Rutherford Birchard Hayes (Oct. 4, 1822 - Jan. 17, 1893)

Rutherford B. HayesRutherford Birchard Hayes, 19th president of the United States, was born in Delaware, Ohio. In 1838 Hayes entered Kenyon College at Gambier, Ohio, and in 1842 graduated at the head of his class. After a disappointing year of reading law in Columbus, he entered the Harvard Law School, studied under Simon Greenleaf and Supreme Court Justice Joseph Story, and received his bachelor of laws degree in 1845.

Hayes first practiced law in Birchard's little town of Lower Sandusky (now Fremont), Ohio, but in 1850 he moved to Cincinnati.

Beginning in 1853 Hayes defended runaway slaves, and later, seeking to prevent the spread of slavery into western territories, he joined the Republican Party. From 1858 to 1861 Hayes served as Cincinnati's city solicitor. The attack of Fort Sumter on April 12, 1861, however, infuriated him. On June 27, he was commissioned a major in the 23rd Ohio Volunteer Infantry. An inspirational leader in battle, Hayes served four years, was wounded five times, was brevetted major general and emerged from the war a member of Congress.

In 1867 Hayes resigned from Congress to run for governor of Ohio. He was elected and served two terms from 1868 to 1872. He was primarily responsible for the ratification by Ohio of the 15th Amendment and for the establishment of the Ohio State University.

Obnoxious to no one, Hayes recognized that “availability” was his strength and did little to secure the nomination for president in 1876. When more powerful candidates failed, availability worked, and Hayes received the nomination.

In deciding issues, Hayes was principled yet practical, cautious yet courageous. Once he made up his mind he was firm and consistent. He did not panic under stress, endured criticism and hostility, was slow to anger and bore few grudges. He was a patient reformer, confident that ultimately his goals would be achieved. Because of these attitudes, Hayes succeeded so far as the circumstances of his presidency allowed.

For those experiencing hard times, Reconstruction and corruption were not important issues. Wage cuts, unemployment, and shrinking incomes led to the Great Railroad Strike of 1877, to agitation against Chinese laborers in California and to demands for currency expansion. The reaction of Hayes to these problems was tempered by moderation and practicality. His restrained, legalistic response to the Great Strike saved lives and property.

Near the end of his administration, Hayes claimed that his hard-money stance and especially the resumption of specie payments, which in January 1879 placed the United States back on the gold standard, had restored the confidence of investors and the business community. With abundant capital and low interest rates, industries were thriving, railroads expanding, and foreign trade increasing.

Although his southern policy failed to secure obedience to the Reconstruction amendments, Hayes never abandoned his commitment to civil rights and to equal educational and economic opportunities for all Americans. He was conscientious, humane and just. He urged that federal subsidies be given to poor states and territories so that all children could receive a quality education.

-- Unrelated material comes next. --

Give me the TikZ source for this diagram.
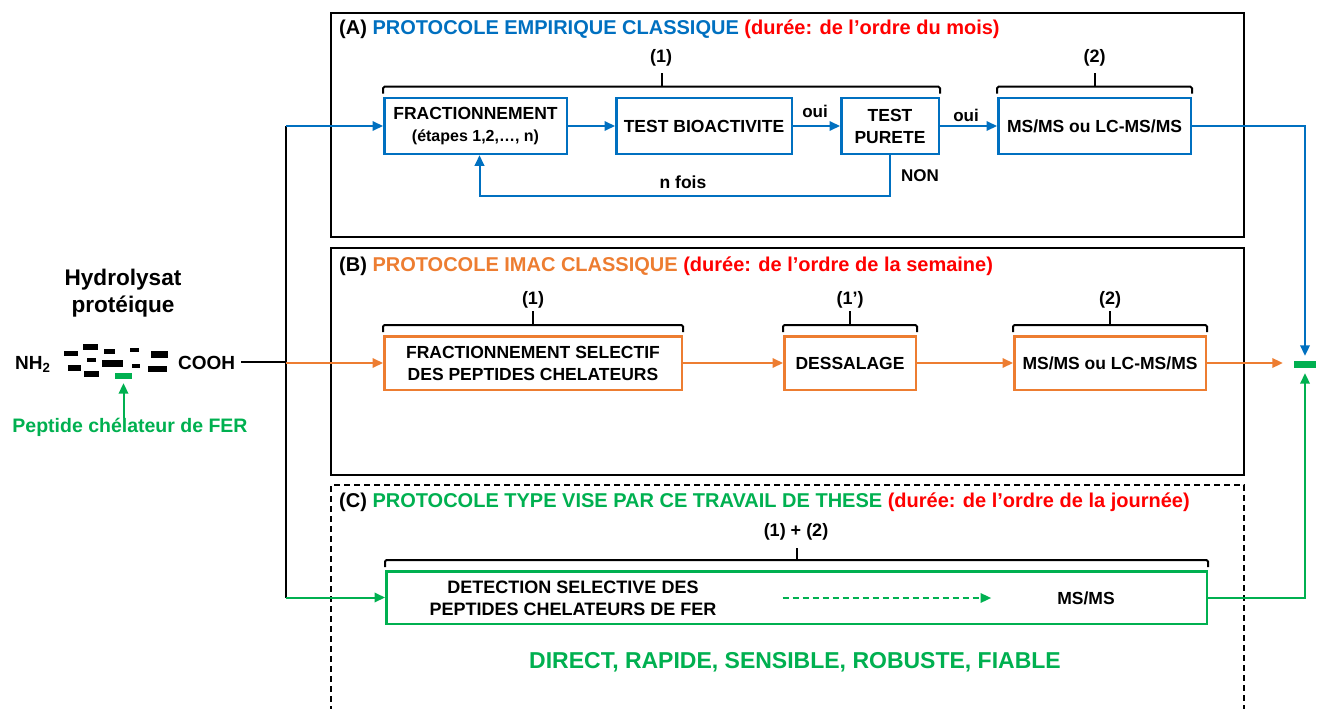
\documentclass[tikz,border=0pt]{standalone}
\usepackage{fontspec}
\setmainfont{Liberation Sans}
\usetikzlibrary{arrows.meta,calc}
\definecolor{cblue}{HTML}{0070C0}
\definecolor{corange}{HTML}{ED7D31}
\definecolor{cgreen}{HTML}{00B050}
\definecolor{cred}{HTML}{FF0000}
\begin{document}
\begin{tikzpicture}[x=1pt,y=-1pt,
  every node/.style={font=\bfseries, inner sep=0pt},
  boxtxt/.style={font=\fontsize{17.5}{22}\selectfont\bfseries, align=center},
  bbox/.style={boxtxt, draw=cblue, line width=2.5pt, minimum height=56pt},
  obox/.style={boxtxt, draw=corange, line width=2.5pt, minimum height=53.5pt},
  gbox/.style={draw=cgreen, line width=2.5pt, minimum height=52.5pt},
  con/.style={line width=2pt, -{Triangle[length=10.5pt,width=9.5pt]}},
  brc/.style={line width=2pt, rounded corners=1.5pt},
  frame/.style={line width=2.5pt},
  dframe/.style={line width=2pt, dash pattern=on 6pt off 4pt},
  title/.style={anchor=west, font=\fontsize{20}{24}\selectfont\bfseries},
  lbl/.style={font=\fontsize{18}{22}\selectfont\bfseries},
]
\useasboundingbox (0,0) rectangle (1326,709);

% frames
\draw[frame] (331,13) rectangle (1244,237);
\draw[frame] (331,248) rectangle (1244,475);
\draw[dframe] (331,712) -- (331,485) -- (1244,485) -- (1244,712);

% titles
\node[title] (tA) at (339,29) {(A) \textcolor{cblue}{PROTOCOLE EMPIRIQUE CLASSIQUE} \textcolor{cred}{(durée: de l’ordre du mois)}};
\node[title] (tB) at (339,266) {(B) \textcolor{corange}{PROTOCOLE IMAC CLASSIQUE} \textcolor{cred}{(durée: de l’ordre de la semaine)}};
\node[title] (tC) at (339,502) {(C) \textcolor{cgreen}{PROTOCOLE TYPE VISE PAR CE TRAVAIL DE THESE} \textcolor{cred}{(durée: de l’ordre de la journée)}};

% left part
\node[font=\fontsize{22.6}{27}\selectfont\bfseries, align=center] (hyd) at (123,293.5) {Hydrolysat\\protéique};
\node[font=\fontsize{19}{23}\selectfont\bfseries, anchor=base west] (nh2) at (15,369) {NH\textsubscript{2}};
\node[font=\fontsize{19}{23}\selectfont\bfseries, anchor=base west] (cooh) at (178,369) {COOH};
\fill (64,351) rectangle (78,356);
\fill (83,344) rectangle (98,350);
\fill (87,358) rectangle (96,362);
\fill (68,365) rectangle (81,371);
\fill (84,371) rectangle (99,377);
\fill (104,349) rectangle (115,354);
\fill (102,360) rectangle (123,367);
\fill (130,348) rectangle (139,352);
\fill (132,364) rectangle (140,368);
\fill (151,351) rectangle (168,358);
\fill (148,366) rectangle (167,372);
\node[fill=cgreen, minimum width=17pt, minimum height=6pt] (pbar) at (123.5,376) {};
\node[font=\fontsize{19.5}{23}\selectfont\bfseries, text=cgreen] (pep) at (130,427) {Peptide chélateur de FER};
\draw[con, cgreen, shorten >=4pt] (pbar.south |- pep.north) -- (pbar.south);

% boxes A
\node[bbox, minimum width=182.5pt] (frac) at (475.5,126) {FRACTIONNEMENT\\{\fontsize{16}{20}\selectfont(étapes 1,2,…, n)}};
\node[bbox, minimum width=175.5pt] (bio) at (704,126) {TEST BIOACTIVITE};
\node[bbox, minimum width=97.5pt] (pur) at (890,126) {TEST\\PURETE};
\node[bbox, minimum width=192.5pt] (msA) at (1094.5,126) {MS/MS ou LC-MS/MS};

% boxes B
\node[obox, minimum width=297.5pt] (fsel) at (533,363) {FRACTIONNEMENT SELECTIF\\DES PEPTIDES CHELATEURS};
\node[obox, minimum width=131.5pt] (dess) at (850,363) {DESSALAGE};
\node[obox, minimum width=191.5pt] (msB) at (1110,363) {MS/MS ou LC-MS/MS};

% box C
\node[gbox, minimum width=820.5pt] (cbox) at (796.5,597.5) {};
\node[boxtxt, font=\fontsize{18}{22}\selectfont\bfseries] (det) at (573,598) {DETECTION SELECTIVE DES\\PEPTIDES CHELATEURS DE FER};
\node[boxtxt] (msC) at (1086,598) {MS/MS};
\node[font=\fontsize{23}{28}\selectfont\bfseries, text=cgreen] (adj) at (795,662) {DIRECT, RAPIDE, SENSIBLE, ROBUSTE, FIABLE};

% brace labels
\node[lbl] (b1A) at (661,58) {(1)};
\node[lbl] (b2A) at (1094.5,58) {(2)};
\node[lbl] (b1B) at (533,300) {(1)};
\node[lbl] (b1pB) at (850,300) {(1’)};
\node[lbl] (b2B) at (1110,300) {(2)};
\node[lbl] (b12C) at (796,532) {(1) + (2)};

% braces
\draw[brc] ([yshift=3pt]frac.north west) -- ([yshift=10pt]frac.north west) -- ([yshift=10pt]pur.north east) -- ([yshift=3pt]pur.north east);
\draw[brc] ($(frac.north west)!.5!(pur.north east)+(0,-10)$) -- ++(0,-14);
\draw[brc] ([yshift=3pt]msA.north west) -- ([yshift=10pt]msA.north west) -- ([yshift=10pt]msA.north east) -- ([yshift=3pt]msA.north east);
\draw[brc] ([yshift=10pt]msA.north) -- ++(0,-14);
\draw[brc] ([yshift=3pt]fsel.north west) -- ([yshift=10pt]fsel.north west) -- ([yshift=10pt]fsel.north east) -- ([yshift=3pt]fsel.north east);
\draw[brc] ([yshift=10pt]fsel.north) -- ++(0,-14);
\draw[brc] ([yshift=3pt]dess.north west) -- ([yshift=10pt]dess.north west) -- ([yshift=10pt]dess.north east) -- ([yshift=3pt]dess.north east);
\draw[brc] ([yshift=10pt]dess.north) -- ++(0,-14);
\draw[brc] ([yshift=3pt]msB.north west) -- ([yshift=10pt]msB.north west) -- ([yshift=10pt]msB.north east) -- ([yshift=3pt]msB.north east);
\draw[brc] ([yshift=10pt]msB.north) -- ++(0,-14);
\draw[brc] ([yshift=3pt]cbox.north west) -- ([yshift=10pt]cbox.north west) -- ([yshift=10pt]cbox.north east) -- ([yshift=3pt]cbox.north east);
\draw[brc] ([yshift=10pt]cbox.north) -- ++(0,-12);

% connectors
\coordinate (jA) at (286,126);
\coordinate (split) at (286,363);
\coordinate (jC) at (286,597.5);
\draw[line width=2pt] (jA) -- (jC);
\draw[line width=2pt, shorten <=6pt] (cooh.east) -- (cooh.east -| split);
\draw[con, cblue] (jA) -- (frac);
\draw[con, corange] (split) -- (fsel);
\draw[con, cgreen] (jC) -- (cbox);

\draw[con, cblue] (frac) -- (bio);
\draw[con, cblue] (bio) -- (pur);
\draw[con, cblue] (pur) -- (msA);
\draw[con, cblue] (pur.south) -- ++(0,41) -| ([xshift=4pt]frac.south);
\node[font=\fontsize{17}{20}\selectfont\bfseries] (oui1) at (815,111) {oui};
\node[font=\fontsize{17}{20}\selectfont\bfseries] (oui2) at (966,115) {oui};
\node[font=\fontsize{17}{20}\selectfont\bfseries] (non) at (920,176) {NON};
\node[font=\fontsize{17.5}{20}\selectfont\bfseries] (nfois) at (683,182) {n fois};

\draw[con, corange] (fsel) -- (dess);
\draw[con, corange] (dess) -- (msB);

\draw[con, cgreen, line width=1.6pt, dash pattern=on 6pt off 4pt, shorten <=66pt, shorten >=66pt] (det.east |- msC.west) -- (msC.west);

% target bar
\node[fill=cgreen, minimum width=22pt, minimum height=7pt] (tgt) at (1305,364.5) {};
\draw[con, cblue, shorten >=5pt] (msA) -| (tgt.north);
\draw[con, corange, shorten >=11pt] (msB.east) -- (msB.east -| tgt.west);
\draw[con, cgreen, shorten >=5pt] (cbox) -| (tgt.south);
\end{tikzpicture}
\end{document}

In retirement Hayes vigorously advocated a larger role for the federal government in promoting the public welfare. Having as president signed the Arrears of Pension Act (1879), he continued his fight to better support needy veterans. His denunciation of giant monopolistic corporations and his support of federal regulation of industry (for example, the 1887 Interstate Commerce Act), make Hayes a precursor of progressivism.

Believing that education would ultimately cure most of the problems in American society, Hayes made it his “hobby.” Even when president, he was a conscientious trustee of the Peabody Fund, which supported the education of southern blacks and whites.

A few months after his 70th birthday, an attack of angina pectoris felled him in Cleveland, where he was on Ohio State University business. The pain was intense, but, after some brandy, he insisted on returning home to Spiegel Grove, where he died.